Quasi-periodic Gaussian Processes for stellar activity: from physical to kernel parameters

TL;DR

This study evaluates the physical interpretability of quasi-periodic Gaussian Process kernels in modeling stellar activity, demonstrating their effectiveness in recovering stellar rotation and spot evolution parameters from simulated data.

Contribution

The paper assesses the reliability of QP and QPC Gaussian Process kernels in accurately retrieving physical stellar parameters from simulated light and radial velocity data.

Findings

Excellent recovery of stellar rotation periods.

Good agreement of spot decay timescales with hyperparameters.

Noise and sampling significantly affect hyperparameter estimation.

Abstract

In recent years, Gaussian Process (GP) regression has become widely used to analyse stellar and exoplanet time-series data sets. For spotted stars, the most popular GP covariance function is the quasi-periodic (QP) kernel, whose the hyperparameters of the GP have a plausible interpretation in terms of physical properties of the star and spots. In this paper, we test the reliability of this interpretation by modelling data simulated using a spot model using a QP GP, and the recently proposed quasi-periodic plus cosine (QPC) GP, comparing the posterior distributions of the GP hyperparameters to the input parameters of the spot model.
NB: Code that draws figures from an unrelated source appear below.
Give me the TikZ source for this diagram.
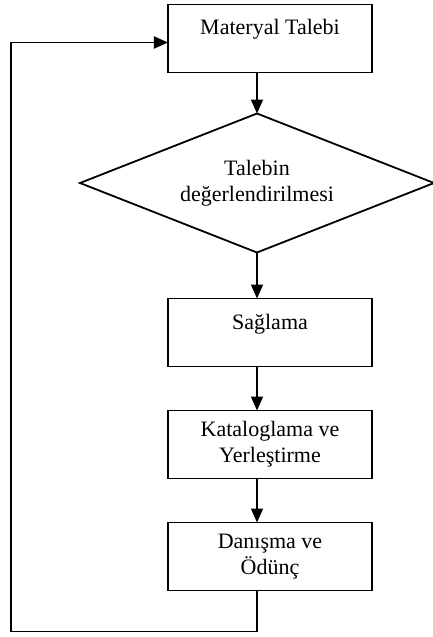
\documentclass[tikz,border=0pt]{standalone}
\usepackage{fontspec}
\setmainfont{Liberation Serif}
\usepackage{tikz}
\usetikzlibrary{shapes.geometric, arrows.meta, positioning}
\tikzstyle{box} = [rectangle, draw=black, line width=1.8pt,
    minimum width=204pt, minimum height=68pt, outer sep=0pt,
    align=center, inner sep=2pt]
\tikzstyle{onebox} = [box, text height=15pt, text depth=22pt]
\tikzstyle{decision} = [diamond, draw=black, line width=1.8pt,
    minimum width=354pt, minimum height=139pt, aspect=2.5,
    outer sep=0pt, align=center, inner sep=0pt]
\tikzstyle{arrow} = [-{Triangle[length=14pt, width=12pt]}, line width=1.8pt]

\begin{document}
\begin{tikzpicture}[node distance=44pt,
    every node/.style={font=\fontsize{22pt}{26pt}\selectfont}]
  % frame of the page
  \useasboundingbox (-270pt,38.5pt) rectangle ++(432pt,-637pt);

  \node[onebox] (talep) at (0,0) {Materyal Talebi};
  \node[decision, below=41pt of talep, xshift=-13pt] (deger) {Talebin\\değerlendirilmesi};
  \node[onebox, below=46pt of deger, xshift=13pt] (sagla) {Sağlama};
  \node[box, below=of sagla] (katalog) {Kataloglama ve\\Yerleştirme};
  \node[box, below=of katalog] (danis) {Danışma ve\\Ödünç};

  \draw[arrow] (talep.south -| deger.north) -- (deger.north);
  \draw[arrow] (deger.south) -- (deger.south |- sagla.north);
  \draw[arrow] (sagla.south -| deger.south) -- (deger.south |- katalog.north);
  \draw[arrow] (katalog.south -| deger.south) -- (deger.south |- danis.north);
  % back to the request
  \coordinate (geri) at ([xshift=-157pt, yshift=-4pt]talep.west);
  \draw[arrow] (danis.south -| deger.south) -- ++(0,-41pt) -| (geri)
    -- ([yshift=-4pt]talep.west);
\end{tikzpicture}
\end{document}
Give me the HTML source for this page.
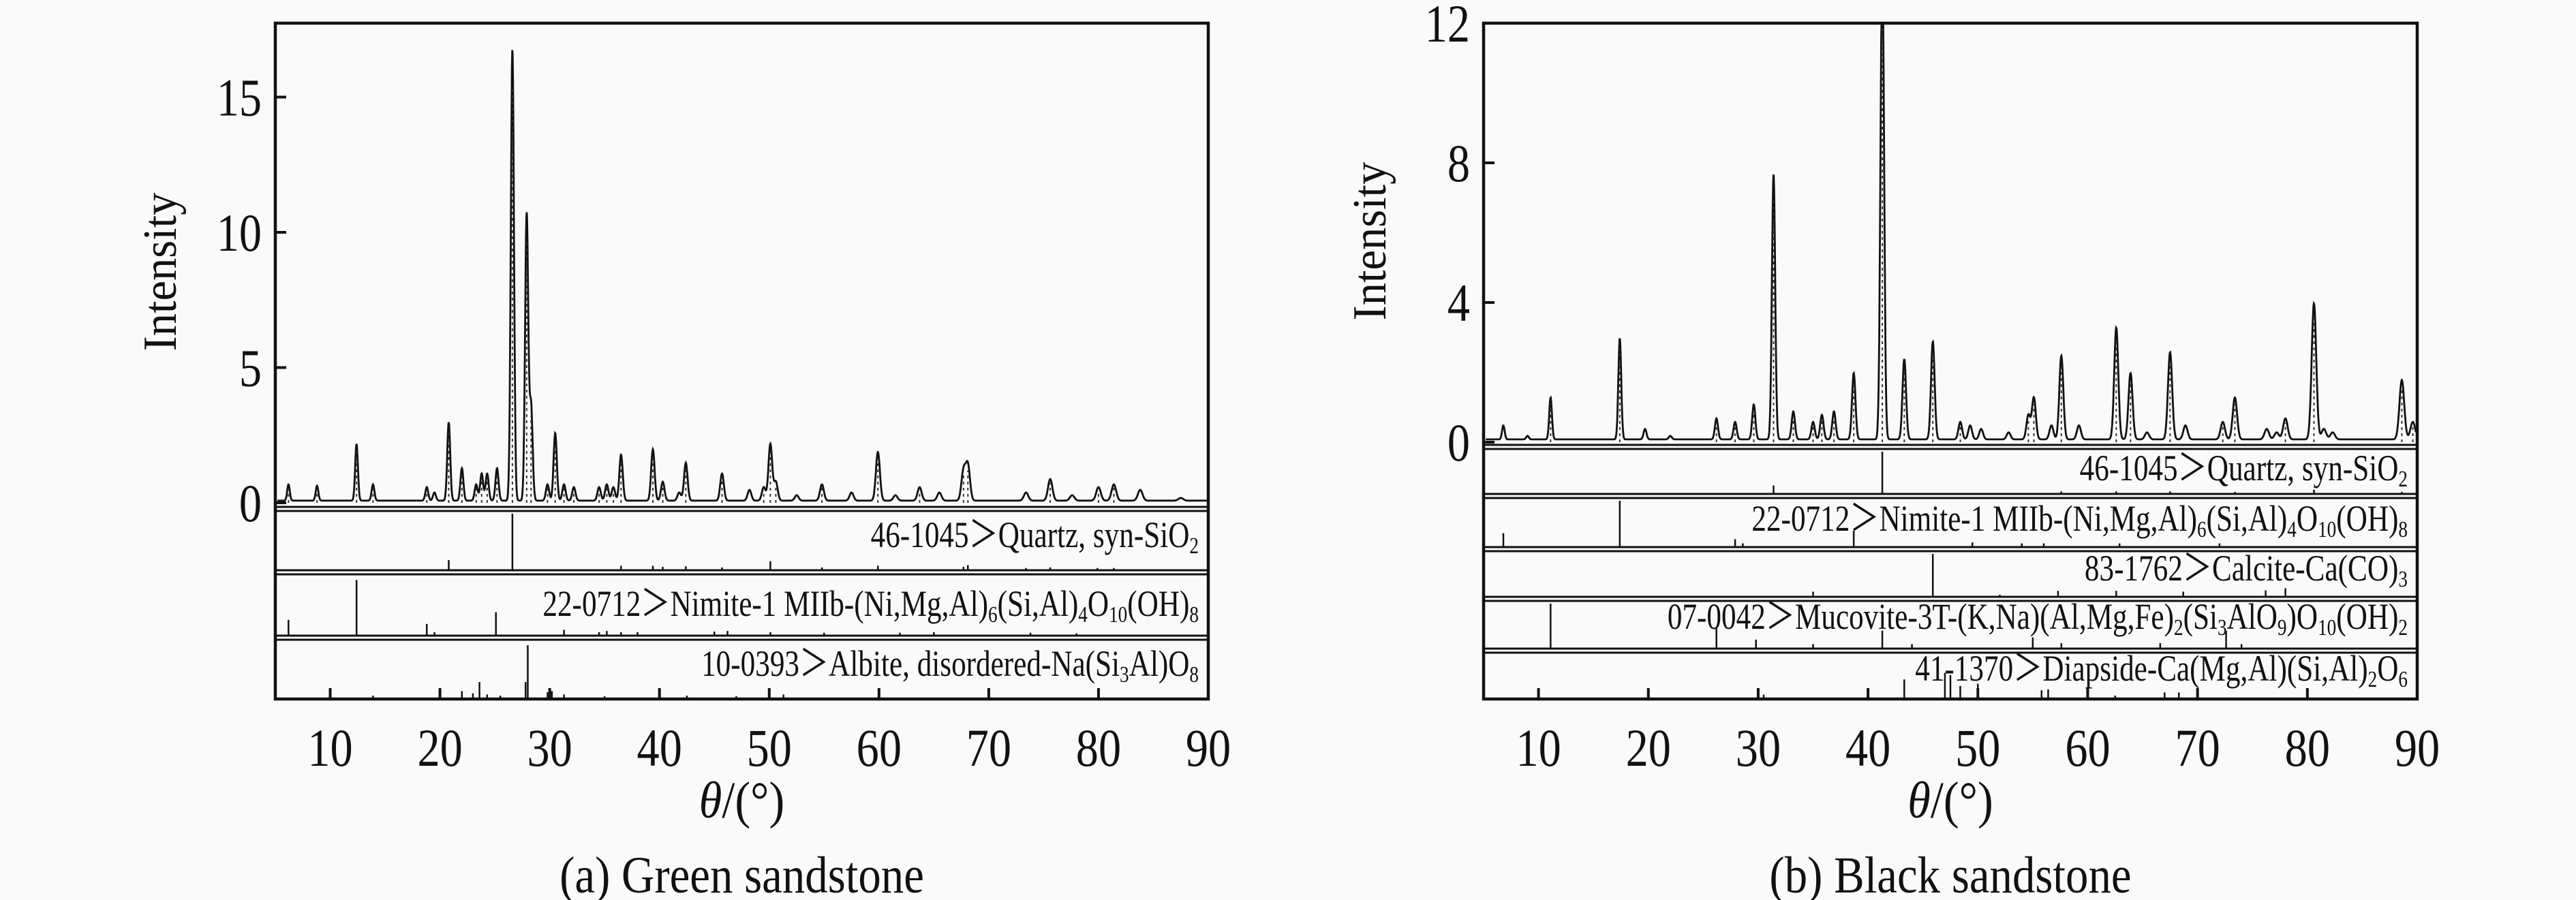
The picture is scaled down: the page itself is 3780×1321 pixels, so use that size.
<!DOCTYPE html>
<html><head><meta charset="utf-8"><style>
html,body{margin:0;padding:0;background:#fafafa;}
svg{display:block;font-family:"Liberation Serif",serif;}
</style></head><body>
<svg id="chart" width="3780" height="1321" viewBox="0 0 3780 1321" xmlns="http://www.w3.org/2000/svg">
<rect width="3780" height="1321" fill="#fafafa"/>
<g id="root"></g>
</svg>
<script>
// ---------- data ----------
const xTicks = [10,20,30,40,50,60,70,80,90];
const leftYTicks = [0,5,10,15];
const rightYTicks = [0,4,8,12];
const leftPeakPos = [6.2,8.8,12.4,13.9,18.8,19.5,20.8,22.0,23.3,23.8,24.3,25.2,26.6,27.9,28.3,29.8,30.5,31.3,32.2,34.5,35.2,35.8,36.5,39.4,40.3,41.8,42.4,45.7,48.2,49.5,50.1,50.6,52.5,54.8,57.5,59.9,61.5,63.7,65.5,67.7,68.1,73.4,75.6,77.6,80.0,81.4,83.8,87.5];
const leftPeakH = [0.6,0.55,2.1,0.6,0.5,0.3,2.9,1.2,0.6,1.0,1.0,1.2,16.7,10.6,3.5,0.6,2.5,0.6,0.5,0.5,0.6,0.5,1.7,1.9,0.7,0.3,1.4,1.0,0.4,0.5,2.1,0.7,0.2,0.6,0.3,1.8,0.2,0.5,0.3,1.1,1.3,0.3,0.8,0.2,0.5,0.6,0.4,0.1];
const rightPeakPos = [6.8,9.0,11.1,17.4,19.7,22.0,26.2,27.9,29.6,31.4,33.2,35.0,35.8,36.9,38.7,41.3,43.3,45.9,48.4,49.3,50.3,52.8,54.6,55.1,56.7,57.6,59.2,62.6,63.9,65.4,67.5,68.9,72.3,73.4,76.3,77.2,78.0,80.6,81.5,82.3,88.6,89.6];
const rightPeakH = [0.4,0.1,1.2,2.9,0.3,0.1,0.6,0.5,1.0,7.6,0.8,0.5,0.7,0.8,1.9,14,2.3,2.8,0.5,0.4,0.3,0.2,0.7,1.2,0.4,2.4,0.4,3.2,1.9,0.2,2.5,0.4,0.5,1.2,0.3,0.2,0.6,3.9,0.3,0.2,1.7,0.5];
// stick patterns: positions and relative heights (fraction of panel)
const lQuartzPos=[20.8,26.6,36.5,39.4,40.3,42.4,45.7,50.1,54.8,59.9,67.7,68.1,73.4,75.6,79.9,81.4];
const lQuartzH=[0.18,1.0,0.08,0.08,0.06,0.07,0.05,0.16,0.05,0.08,0.06,0.09,0.04,0.05,0.04,0.04];
const lNimPos=[6.2,12.4,18.8,19.5,25.1,31.3,34.5,35.2,36.5,38.0,45.0,46.2,50.1,55.0,61.9,65.0,73.8,78.0];
const lNimH=[0.27,0.95,0.2,0.06,0.4,0.1,0.06,0.08,0.06,0.06,0.07,0.08,0.06,0.05,0.05,0.06,0.05,0.04];
const lAlbPos=[10.0,13.9,20.0,22.0,23.0,23.6,24.3,25.5,27.8,28.0,29.8,30.2,31.3,35.0,40.0,42.5,47.0,50.0,51.3,60.0,70.0,80.0];
const lAlbH=[0.15,0.06,0.15,0.14,0.1,0.3,0.08,0.06,0.3,0.95,0.12,0.14,0.08,0.05,0.15,0.06,0.05,0.15,0.08,0.15,0.15,0.15];
const rQuartzPos=[31.4,41.3,57.6,62.6,67.5,73.4,80.6,88.6];
const rQuartzH=[0.2,1.0,0.06,0.06,0.06,0.05,0.1,0.05];
const rNimPos=[6.8,17.4,27.9,28.6,38.7,49.5,54.0,56.0,62.9,72.0];
const rNimH=[0.3,1.0,0.17,0.08,0.35,0.1,0.08,0.08,0.08,0.08];
const rCalPos=[35.0,45.9,52.0,57.3,62.6,68.7,76.2,78.0];
const rCalH=[0.12,1.0,0.05,0.14,0.14,0.12,0.15,0.2];
const rMucPos=[11.1,26.2,29.8,35.0,41.3,44.0,55.0,57.6,66.6,72.6,74.0];
const rMucH=[1.0,0.45,0.2,0.1,0.4,0.1,0.25,0.12,0.12,0.4,0.1];
const rDiaPos=[10.0,20.0,30.0,30.5,40.0,43.3,47.0,47.5,48.4,50.0,55.8,56.4,60.0,62.5,67.0,68.3,70.0,80.0,90.0];
const rDiaH=[0.2,0.2,0.25,0.1,0.2,0.45,0.6,0.55,0.3,0.35,0.2,0.22,0.2,0.08,0.15,0.15,0.2,0.2,0.2];

const NS='http://www.w3.org/2000/svg';
const root=document.getElementById('root');
function mk(tag,attrs,parent){const e=document.createElementNS(NS,tag);for(const k in attrs)e.setAttribute(k,attrs[k]);(parent||root).appendChild(e);return e;}

function spectrum(pos,h,x){let y=0.08;for(let i=0;i<pos.length;i++){const s=0.11+0.0012*pos[i];y+=h[i]*Math.exp(-0.5*Math.pow((x-pos[i])/s,2));}return y;}

function panel(cfg){
  const g=mk('g',{});
  
  
  const X=v=>cfg.x0+(v-5)/85*(cfg.x1-cfg.x0);
  const Y=v=>cfg.y0-v*cfg.yScale;
  const cp=mk('clipPath',{id:cfg.name+'-clip'},g);
  mk('rect',{x:cfg.x0,y:cfg.top,width:cfg.x1-cfg.x0,height:cfg.mainBottom-cfg.top},cp);
  let d='';
  for(let x=5.2;x<=89.9;x+=0.03){d+=(d?'L':'M')+X(x).toFixed(1)+','+Math.max(Y(spectrum(cfg.pos,cfg.h,x)),cfg.top).toFixed(1);}
  const p=mk('path',{d:d,fill:'none',stroke:'#111','stroke-width':2.8,'clip-path':'url(#'+cfg.name+'-clip)'},g);
  
  
  for(let i=0;i<cfg.pos.length;i++){
    if(cfg.h[i]<0.5)continue;
    const l=mk('line',{x1:X(cfg.pos[i]),x2:X(cfg.pos[i]),y1:cfg.y0,y2:Math.max(Y(cfg.h[i]*0.92),cfg.top),stroke:'#333','stroke-width':2,'stroke-dasharray':'4 5'},g);
    
    
  }
  cfg.subs.forEach(s=>{
    const sg=mk('g',{},g);
    
    
    mk('line',{x1:cfg.x0,x2:cfg.x1,y1:s.top,y2:s.top,stroke:'#111','stroke-width':3},sg);
    mk('line',{x1:cfg.x0,x2:cfg.x1,y1:s.top-6,y2:s.top-6,stroke:'#111','stroke-width':3},sg);
    for(let i=0;i<s.pos.length;i++){
      const st=mk('line',{x1:X(s.pos[i]),x2:X(s.pos[i]),y1:s.bot,y2:s.bot-s.h[i]*(s.bot-s.top-4),stroke:'#111','stroke-width':2.5},sg);
      
      
    }
    const t=mk('text',{transform:'translate('+(cfg.x1-14)+','+s.ty+') scale(0.8,1)','font-size':54,'text-anchor':'end',fill:'#111'},sg);
    
    
    s.label.forEach(part=>{const ts=mk('tspan',{},t);ts.textContent=part[0];if(part[1]){ts.setAttribute('font-size',34);ts.setAttribute('dy',9);}else if(part[2]){ts.setAttribute('dy',-9);}});
  });
  const fr=mk('rect',{x:cfg.x0,y:cfg.top,width:cfg.x1-cfg.x0,height:cfg.bottom-cfg.top,fill:'none',stroke:'#111','stroke-width':4.5},g);
  
  
  xTicks.forEach(v=>{
    mk('line',{x1:X(v),x2:X(v),y1:cfg.bottom,y2:cfg.bottom-16,stroke:'#111','stroke-width':4},g);
    const t=mk('text',{transform:'translate('+X(v)+','+(cfg.bottom+98)+') scale(0.85,1)','font-size':78,'text-anchor':'middle',fill:'#111'},g);
    t.textContent=v;
    
    
  });
  cfg.yTicks.forEach(v=>{
    mk('line',{x1:cfg.x0,x2:cfg.x0+16,y1:Y(v),y2:Y(v),stroke:'#111','stroke-width':4},g);
    const t=mk('text',{transform:'translate('+(cfg.x0-20)+','+(Y(v)+27)+') scale(0.85,1)','font-size':78,'text-anchor':'end',fill:'#111'},g);
    t.textContent=v;
    
    
  });
  const yt=mk('text',{transform:'translate('+cfg.yTitleX+','+((cfg.top+cfg.mainBottom)/2+10)+') rotate(-90) scale(0.95,1)','font-size':70,'text-anchor':'middle',fill:'#111'},g);
  yt.textContent='Intensity';
  
  
  const xt=mk('text',{transform:'translate('+((cfg.x0+cfg.x1)/2)+',1200) scale(0.9,1)','font-size':76,'text-anchor':'middle',fill:'#111'},g);
  const a=mk('tspan',{'font-style':'italic'},xt);a.textContent='θ';
  const b=mk('tspan',{},xt);b.textContent='/(°)';
  
  
  const cap=mk('text',{transform:'translate('+((cfg.x0+cfg.x1)/2)+',1310) scale(0.88,1)','font-size':76,'text-anchor':'middle',fill:'#111'},g);
  cap.textContent=cfg.caption;
  
  
}

panel({name:'green-sandstone-panel',x0:404,x1:1773,top:34,bottom:1026,mainBottom:744,y0:738,yScale:39.7,pos:leftPeakPos,h:leftPeakH,yTicks:leftYTicks,yTitleX:258,caption:'(a) Green sandstone',
  subs:[
   {top:750,bot:837,ty:803,pos:lQuartzPos,h:lQuartzH,label:[['46-1045＞Quartz, syn-SiO'],['2',1]]},
   {top:843,bot:933,ty:904,pos:lNimPos,h:lNimH,label:[['22-0712＞Nimite-1 MIIb-(Ni,Mg,Al)'],['6',1],['(Si,Al)',0,1],['4',1],['O',0,1],['10',1],['(OH)',0,1],['8',1]]},
   {top:939,bot:1026,ty:992,pos:lAlbPos,h:lAlbH,label:[['10-0393＞Albite, disordered-Na(Si'],['3',1],['Al)O',0,1],['8',1]]}
  ]});
panel({name:'black-sandstone-panel',x0:2177,x1:3547,top:34,bottom:1026,mainBottom:654,y0:649,yScale:51.25,pos:rightPeakPos,h:rightPeakH,yTicks:rightYTicks,yTitleX:2033,caption:'(b) Black sandstone',
  subs:[
   {top:659,bot:725,ty:705,pos:rQuartzPos,h:rQuartzH,label:[['46-1045＞Quartz, syn-SiO'],['2',1]]},
   {top:731,bot:803,ty:779,pos:rNimPos,h:rNimH,label:[['22-0712＞Nimite-1 MIIb-(Ni,Mg,Al)'],['6',1],['(Si,Al)',0,1],['4',1],['O',0,1],['10',1],['(OH)',0,1],['8',1]]},
   {top:809,bot:876,ty:852,pos:rCalPos,h:rCalH,label:[['83-1762＞Calcite-Ca(CO)'],['3',1]]},
   {top:882,bot:952,ty:923,pos:rMucPos,h:rMucH,label:[['07-0042＞Mucovite-3T-(K,Na)(Al,Mg,Fe)'],['2',1],['(Si',0,1],['3',1],['AlO',0,1],['9',1],[')O',0,1],['10',1],['(OH)',0,1],['2',1]]},
   {top:958,bot:1026,ty:999,pos:rDiaPos,h:rDiaH,label:[['41-1370＞Diapside-Ca(Mg,Al)(Si,Al)'],['2',1],['O',0,1],['6',1]]}
  ]});
</script>
</body></html>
We find excellent agreement between the input stellar rotation period and the QP and QPC GP period, and very good agreement between the spot decay timescale and the length scale of the squared exponential term. We also compare the hyperparameters derived from light and radial velocity (RV) curves for a given star, finding that the period and evolution timescales are in good agreement. However, the harmonic complexity of the GP, while displaying no clear correlation with the spot properties in our simulations, is systematically higher for the RV than for the light curve data. Finally, for the QP kernel, we investigate the impact of noise and time-sampling on the hyperparameters in the case of RVs. Our results indicate that good coverage of rotation period and spot evolution time-scales is more important than the total number of points, and noise characteristics govern the harmonic complexity.